Anche se non è ancora mezzogiorno decidiamo di fare qui la pausa pranzo Q1880, vista sulla Val Gerola con Pescegallo e la diga del suo lago.
Dopo pranzo proseguiamo ricercando le tracce di sentiero che con un giro molto più tranquillo ci portano ad una baita isolata a Q1650 dove finisce una strada sterrata (che dalle carte parte dal tornante prima di Laveggiolo).
Scendiamo sulla sterrata e poco dopo il primo tornante prendiamo destra nel bosco direzione Laveggiolo, non vi sono indicazioni ma il sentiero è abbastanza evidente.
Percorriamo boschi di abeti stupendi, inutile dire che ci guardiamo bene in giro cercando qualche bel fungo, ma in tutto il giorno vedremo solo funghi non commestibili.

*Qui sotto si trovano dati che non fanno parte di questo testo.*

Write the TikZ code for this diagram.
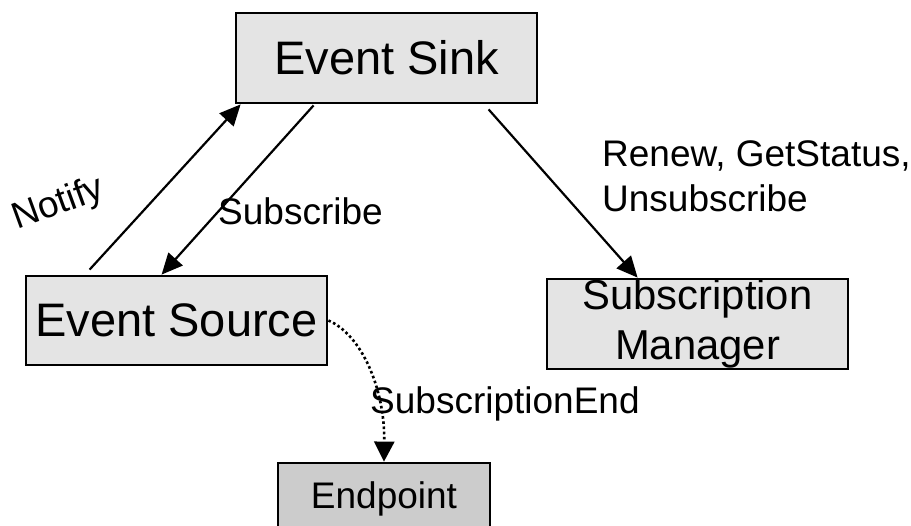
\documentclass[tikz,border=0pt]{standalone}
\usepackage{fontspec}
\setmainfont{Liberation Sans}
\usetikzlibrary{arrows.meta,calc}
\definecolor{boxfill}{HTML}{E4E4E4}
\definecolor{endfill}{HTML}{CCCCCC}
\begin{document}
\begin{tikzpicture}[x=1pt,y=-1pt,
  box/.style={draw=black, line width=2.8pt, fill=boxfill, inner sep=0pt, align=center},
  big/.style={font=\fontsize{47}{56}\selectfont},
  lbl/.style={inner sep=0pt, font=\fontsize{37}{45}\selectfont},
  link/.style={line width=2.2pt, -{Triangle[length=21pt,width=19pt]}},
  dotlink/.style={line width=2.6pt, dash pattern=on 2.6pt off 2.6pt,
                  -{Triangle[length=20pt,width=20pt]}}]
\useasboundingbox (0,0) rectangle (911,526);
\clip (0,0) rectangle (911,526);

% boxes
\node[box, big, minimum width=301pt, minimum height=90pt] (sink) at (386.5,58) {Event Sink};
\node[box, big, minimum width=301pt, minimum height=89pt] (src) at (176.5,320.5) {Event Source};
\node[box, font=\fontsize{41.8}{50}\selectfont, minimum width=301pt, minimum height=90pt]
  (mgr) at (697.5,324) {Subscription\\Manager};
\node[box, fill=endfill, font=\fontsize{37}{45}\selectfont, minimum width=212pt, minimum height=72pt]
  (ep) at (384,499) {Endpoint};

% connectors
\draw[link] ([xshift=65pt,yshift=5pt]src.north west) -- ([xshift=6pt]sink.south west);
\draw[link] ([xshift=79pt,yshift=-1pt]sink.south west) -- ([xshift=137pt]src.north west);
\draw[link] ([xshift=254pt,yshift=-5pt]sink.south west) -- ([xshift=92pt]mgr.north west);
\draw[dotlink] (src.east) .. controls ([xshift=33pt,yshift=-14pt]src.east)
  and ([xshift=1pt,yshift=73pt]ep.north) .. (ep.north);

% labels
\node[lbl, rotate=20, anchor=base west] (notify) at (17,230) {Notify};
\node[lbl, anchor=base west] (subl) at (218,225) {Subscribe};
\node[lbl, anchor=north west, align=left] (ops) at (602,140) {Renew, GetStatus,\\Unsubscribe};
\node[lbl, anchor=base west] (endl) at (370,414) {SubscriptionEnd};
\end{tikzpicture}
\end{document}
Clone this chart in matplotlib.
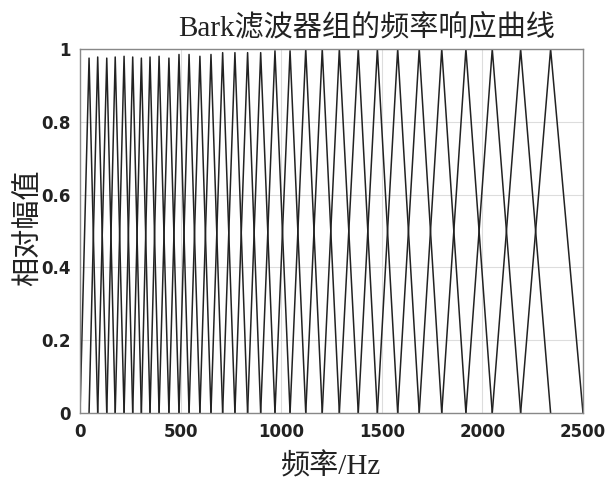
import matplotlib
matplotlib.use("Agg")
import matplotlib.pyplot as plt
import numpy as np

# Centre frequencies (Hz) of the Bark triangular filters
centers = [45, 88, 133, 175, 219, 262, 305, 348, 393, 442, 492, 542, 596, 651,
           709, 770, 833, 898, 969, 1044, 1122, 1204, 1289, 1383, 1478, 1579,
           1686, 1798, 1918, 2049, 2190, 2339]
# Peak heights of each filter
peaks = [0.975, 0.978, 0.975, 0.978, 0.98, 0.978, 0.975, 0.978, 0.98, 0.975,
         0.985, 0.985, 0.98, 0.985, 0.99, 0.99, 0.99, 0.99, 0.995, 0.995, 1.0,
         1.0, 1.0, 1.0, 1.0, 1.0, 1.0, 1.0, 1.0, 1.0, 1.0, 1.0]
f_min, f_max = 0, 2500

title = "Bark滤波器组的频率响应曲线"
xlabel = "频率/Hz"
ylabel = "相对幅值"
xticks = [0, 500, 1000, 1500, 2000, 2500]
yticks = [0, 0.2, 0.4, 0.6, 0.8, 1]

plt.rcParams['font.family'] = ['Liberation Serif', 'Noto Sans CJK SC', 'DejaVu Sans']

fig = plt.figure(figsize=(6.05, 4.83), dpi=100)
ax = fig.add_axes([80/605, 1-413/483, (583-80)/605, (413-49)/483])

edges = [f_min] + centers + [f_max]
for i, c in enumerate(centers):
    lo, hi = edges[i], edges[i + 2]
    ax.plot([lo, c, hi], [0, peaks[i], 0], color='#222222', lw=1.1)

ax.set_xlim(f_min, f_max)
ax.set_ylim(0, 1)
ax.set_xticks(xticks)
ax.set_yticks(yticks)
ax.set_xticklabels([str(t) for t in xticks], fontfamily='DejaVu Sans',
                   fontweight='bold', fontsize=12, color='#222222')
ax.set_yticklabels(['0', '0.2', '0.4', '0.6', '0.8', '1'], fontfamily='DejaVu Sans',
                   fontweight='bold', fontsize=12, color='#222222')
ax.grid(True, color='#dddddd', lw=0.8)
ax.set_axisbelow(True)
for s in ax.spines.values():
    s.set_color('#888888')
    s.set_linewidth(1.0)
ax.tick_params(length=0, pad=7)

ax.set_title(title, fontsize=21, pad=10, color='#222222', fontweight='medium',
             x=(367-80)/503)
ax.set_xlabel(xlabel, fontsize=21, labelpad=9, color='#222222', fontweight='medium')
ax.set_ylabel(ylabel, fontsize=21, color='#222222', fontweight='medium')
ax.yaxis.set_label_coords((43-80)/503, (413-228)/364)

fig.savefig("out.png", dpi=100)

Raggiungiamo il pratone sopra Laveggiolo sul lato opposto della mattina ed un bel sentierino traversa giù fino alle baite del paese, quindi al parcheggio.
Un giro breve sia in tempo che in km, ma molto wild e molto intenso per le pendenze affrontate, tutti e tre molto soddisfatti nonostante la scarsa visibilità.
CONSIDERAZIONE IMPORTANTE: come detto non ci sono sentieri sulle tante mappe che ho consultato, MA se seguite il nostro percorso di discesa anche a salire tutto è decisamente più semplice, oltre a non dover cercare dove passare tra cespugli e prati, le tracce di sentiero seguono i passaggi meno impegnativi.